___ EXTRACTED INFORMATION ___
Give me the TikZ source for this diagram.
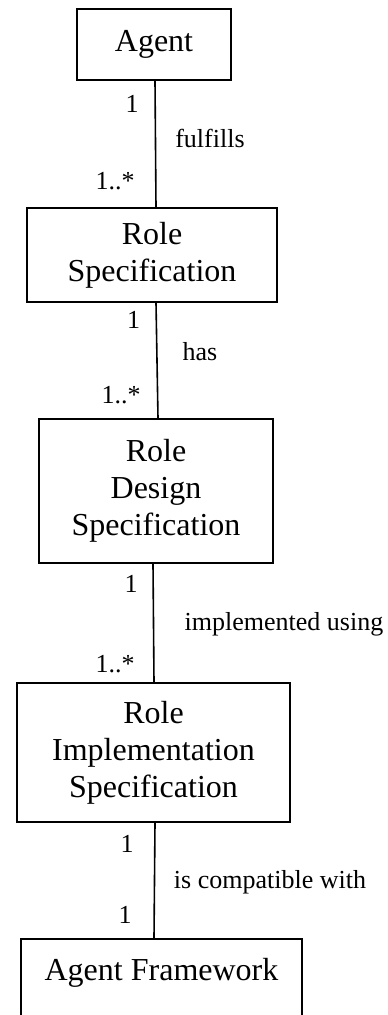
\documentclass[tikz,border=0pt]{standalone}
\usepackage{fontspec}
\setmainfont{Liberation Serif}
\begin{document}
\begin{tikzpicture}[x=1pt,y=-1pt,
  box/.style={draw,line width=1.6pt,inner sep=0pt,align=center,font=\fontsize{32}{37}\selectfont},
  lbl/.style={anchor=base,inner sep=0pt,font=\fontsize{26}{30}\selectfont},
  conn/.style={line width=1.6pt}]
\useasboundingbox (0,0) rectangle (388,1015);
\clip (0,0) rectangle (388,1015);
\node[box,minimum width=154pt,minimum height=71pt] (agent) at (154,44.5) {Agent};
\node[box,minimum width=250pt,minimum height=94pt] (spec) at (152,255) {Role\\Specification};
\node[box,minimum width=234pt,minimum height=144pt] (design) at (156,491) {Role\\Design\\Specification};
\node[box,minimum width=273pt,minimum height=139pt] (impl) at (153.5,752.5) {Role\\Implementation\\Specification};
\node[box,anchor=north,minimum width=281pt,minimum height=102pt,text height=22pt,text depth=40pt] (fw) at (161.5,938) {Agent Framework};
\draw[conn] ([xshift=1pt]agent.south) -- ([xshift=4pt]spec.north);
\draw[conn] ([xshift=4pt]spec.south) -- ([xshift=2pt]design.north);
\draw[conn] ([xshift=-3pt]design.south) -- ([xshift=0.5pt]impl.north);
\draw[conn] ([xshift=1.5pt]impl.south) -- ([xshift=-7.5pt]fw.north);
\node[lbl] (m1a) at (132,112) {1};
\node[lbl] (r1) at (210,147) {fulfills};
\node[lbl] (m1b) at (115,189) {1..*};
\node[lbl] (m2a) at (133.5,328) {1};
\node[lbl] (r2) at (200,360) {has};
\node[lbl] (m2b) at (121,403) {1..*};
\node[lbl] (m3a) at (131,592) {1};
\node[lbl] (r3) at (284,630) {implemented using};
\node[lbl] (m3b) at (115,672) {1..*};
\node[lbl] (m4a) at (127,852) {1};
\node[lbl] (r4) at (270,888) {is compatible with};
\node[lbl] (m4b) at (125,923) {1};
\end{tikzpicture}
\end{document}
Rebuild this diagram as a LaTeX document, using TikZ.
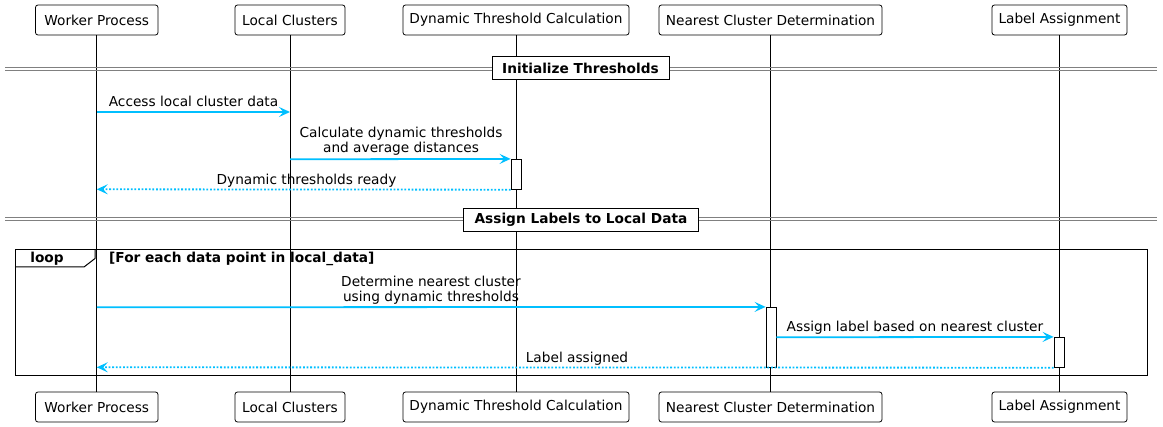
\documentclass[tikz,border=0pt]{standalone}
\usepackage{fontspec}
\setmainfont{DejaVu Sans}
\usetikzlibrary{arrows.meta}
\definecolor{msgblue}{RGB}{0,191,255}
\definecolor{divgray}{RGB}{128,128,128}
\begin{document}
\begin{tikzpicture}[x=1pt,y=-1pt,
  actor/.style={draw, rounded corners=2.5pt, line width=0.8pt, fill=white,
    minimum height=30pt, inner sep=0pt, font=\fontsize{13.7}{16}\selectfont},
  life/.style={line width=0.8pt},
  msg/.style={draw=msgblue, line width=1.8pt, -{Stealth[length=11pt,width=10pt,inset=4.5pt]}},
  ret/.style={msg, dash pattern=on 1.8pt off 1.8pt},
  lbl/.style={font=\fontsize{13.7}{15}\selectfont, inner sep=0pt, anchor=base, align=center},
  act/.style={draw, fill=white, line width=0.8pt, minimum width=10pt,
    minimum height=30pt, inner sep=0pt},
  divline/.style={draw=divgray, line width=0.8pt},
  divbox/.style={draw, fill=white, line width=1pt, inner sep=0pt,
    minimum height=23pt, font=\bfseries\fontsize{13.7}{16}\selectfont},
  frame/.style={line width=1pt},
  framelbl/.style={inner sep=0pt, anchor=base, font=\bfseries\fontsize{13.7}{16}\selectfont},
]
\useasboundingbox (0,0) rectangle (1163,427);

% participants, top and bottom
\node[actor, minimum width=122.5pt] (wpT) at (96.75,20) {Worker Process};
\node[actor, minimum width=110pt]   (lcT) at (290,20)   {Local Clusters};
\node[actor, minimum width=226pt]   (dtT) at (516,20)   {Dynamic Threshold Calculation};
\node[actor, minimum width=223pt]   (ncT) at (770.5,20) {Nearest Cluster Determination};
\node[actor, minimum width=135pt]   (laT) at (1059.5,20) {Label Assignment};

\node[actor, minimum width=122.5pt] (wpB) at (96.75,407) {Worker Process};
\node[actor, minimum width=110pt]   (lcB) at (290,407)   {Local Clusters};
\node[actor, minimum width=226pt]   (dtB) at (516,407)   {Dynamic Threshold Calculation};
\node[actor, minimum width=223pt]   (ncB) at (770.5,407) {Nearest Cluster Determination};
\node[actor, minimum width=135pt]   (laB) at (1059.5,407) {Label Assignment};

% lifelines
\draw[life] (wpT) -- (wpB);
\draw[life] (lcT) -- (lcB);
\draw[life] (dtT) -- (dtB);
\draw[life] (ncT) -- (ncB);
\draw[life] (laT) -- (laB);

% section dividers
\draw[divline] (5,67.5) -- (1157,67.5);
\draw[divline] (5,70.5) -- (1157,70.5);
\node[divbox, minimum width=177pt] (div1) at (580.5,68.5) {Initialize Thresholds};
\draw[divline] (5,217.8) -- (1157,217.8);
\draw[divline] (5,220.8) -- (1157,220.8);
\node[divbox, minimum width=235pt] (div2) at (581,219.7) {Assign Labels to Local Data};

% loop frame
\draw[frame] (15,249.5) rectangle (1147,375.5);
\draw[frame] (15,267) -- (84,267) -- (95,258.5) -- (95,249.5);
\node[framelbl] (looplbl) at (47,263) {loop};
\node[framelbl, anchor=base west] (guard) at (109,263) {[For each data point in local\_data]};

% activation bars
\node[act] (act1) at (516,174.3) {};
\node[act, minimum height=60pt] (act2) at (771,337.3) {};
\node[act] (act3) at (1059,352.3) {};

% message anchor points on the lifelines
\coordinate (m1a) at (wpT.south |- 0,112);
\coordinate (m1b) at (lcT.south |- 0,112);
\coordinate (m2a) at (lcT.south |- 0,159.3);
\coordinate (m3b) at (wpT.south |- 0,189.3);
\coordinate (m4a) at (wpT.south |- 0,307.3);
\coordinate (m5a) at (act2.east |- 0,337.3);
\coordinate (m6b) at (wpT.south |- 0,367.3);

% messages
\draw[msg] (m1a) -- (m1b);
\node[lbl] (t1) at (193.5,107) {Access local cluster data};
\draw[msg] (m2a) -- (act1.north west);
\node[lbl] (t2) at (401,153) {Calculate dynamic thresholds\\and average distances};
\draw[ret] (act1.south west) -- (m3b);
\node[lbl] (t3) at (306.5,184.3) {Dynamic thresholds ready};
\draw[msg] (m4a) -- (act2.north west);
\node[lbl] (t4) at (431,302) {Determine nearest cluster\\using dynamic thresholds};
\draw[msg] (m5a) -- (act3.north west);
\node[lbl] (t5) at (915,332) {Assign label based on nearest cluster};
\draw[ret] (act3.south west) -- (m6b);
\node[lbl] (t6) at (577,362.3) {Label assigned};
\end{tikzpicture}
\end{document}
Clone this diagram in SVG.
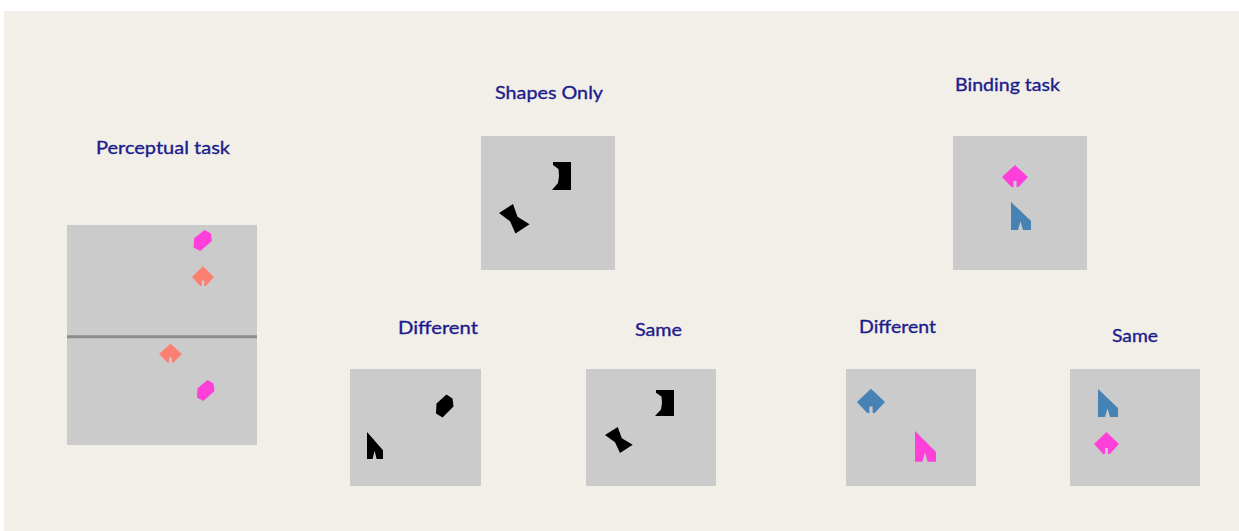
<svg xmlns="http://www.w3.org/2000/svg" xmlns:xlink="http://www.w3.org/1999/xlink" width="1239" height="531" viewBox="0 0 1239 531">
<style>
.panel{fill:#cbcbcb}
.lbl{font-family:Lato,"Open Sans","Liberation Sans",sans-serif;font-size:18px;fill:#1c1c8c;stroke:#1c1c8c;stroke-width:0.35px}
.pink{fill:#ff3fd9}
.salmon{fill:#fa8072}
.blue{fill:#4682b4}
.black{fill:#000}
</style>
<defs>
<polygon id="hex" points="2,-11.5 8,-7.5 9,0.5 -2,11.5 -8.5,7.5 -8,-2.5"/>
<polygon id="dia" points="0,-12 13,0 3.5,10 1.5,10 1.5,4 -1.5,4 -1.5,10 -3.5,10 -13,0"/>
<polygon id="cur" points="0,0 20,19 20,28 12,28 9.5,19.5 7,28 0,28"/>
<polygon id="brk" points="0,0 18,0 18,28 -1,28 5,21 6,14 5.5,7 0,3"/>
<polygon id="bow" points="0,0 14,-9 18.5,3.8 30.5,11.2 16.5,20.5 11,8.3"/>
</defs>
<rect x="0" y="0" width="1239" height="531" fill="#ffffff"/>
<rect x="4" y="11" width="1235" height="520" fill="#f2efe9"/>
<g id="connectors"/>
<g id="perceptual">
<text class="lbl" x="96" y="154" textLength="134" lengthAdjust="spacingAndGlyphs">Perceptual task</text>
<rect class="panel" x="67" y="225" width="190" height="220"/>
<line x1="67" y1="336.7" x2="257" y2="336.7" stroke="#8c8c8c" stroke-width="3"/>
<use href="#hex" class="pink" transform="translate(202.5,240.5) scale(1.05,0.92)"/>
<use href="#dia" class="salmon" transform="translate(203,277) scale(0.85,0.9)"/>
<use href="#dia" class="salmon" transform="translate(170.5,354) scale(0.88,0.86)"/>
<use href="#hex" class="pink" transform="translate(205.5,390.5) scale(1,0.92)"/>
</g>
<g id="shapes-only">
<text class="lbl" x="495" y="99" textLength="108" lengthAdjust="spacingAndGlyphs">Shapes Only</text>
<rect class="panel" x="481" y="136" width="134" height="134"/>
<use href="#brk" class="black" transform="translate(553,162)"/>
<use href="#bow" class="black" transform="translate(499,213)"/>
</g>
<g id="binding">
<text class="lbl" x="955" y="91" textLength="105" lengthAdjust="spacingAndGlyphs">Binding task</text>
<rect class="panel" x="953" y="136" width="134" height="134"/>
<use href="#dia" class="pink" transform="translate(1015,177)"/>
<use href="#cur" class="blue" transform="translate(1011,202)"/>
</g>
<g id="different-shapes">
<text class="lbl" x="398" y="334" textLength="80" lengthAdjust="spacingAndGlyphs">Different</text>
<rect class="panel" x="350" y="369" width="131" height="117"/>
<use href="#hex" class="black" transform="translate(444.5,406)"/>
<use href="#cur" class="black" transform="translate(367,432) scale(0.8,0.96)"/>
</g>
<g id="same-shapes">
<text class="lbl" x="635" y="336" textLength="47" lengthAdjust="spacingAndGlyphs">Same</text>
<rect class="panel" x="586" y="369" width="130" height="117"/>
<use href="#brk" class="black" transform="translate(656,390) scale(1,0.93)"/>
<use href="#bow" class="black" transform="translate(605,435) scale(0.91,0.88)"/>
</g>
<g id="different-binding">
<text class="lbl" x="859" y="333" textLength="77" lengthAdjust="spacingAndGlyphs">Different</text>
<rect class="panel" x="846" y="369" width="130" height="117"/>
<use href="#dia" class="blue" transform="translate(871,402) scale(1.08,1.1)"/>
<use href="#cur" class="pink" transform="translate(915,431) scale(1.05,1.1)"/>
</g>
<g id="same-binding">
<text class="lbl" x="1112" y="342" textLength="46" lengthAdjust="spacingAndGlyphs">Same</text>
<rect class="panel" x="1070" y="369" width="130" height="117"/>
<use href="#cur" class="blue" transform="translate(1098,389)"/>
<use href="#dia" class="pink" transform="translate(1106.5,444) scale(0.96,1)"/>
</g>
</svg>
___
* **TASK OBJECTIVE**:
In the entries above, count every line containing the word "using". Write only the total.

* **THE RESPONSE**:
3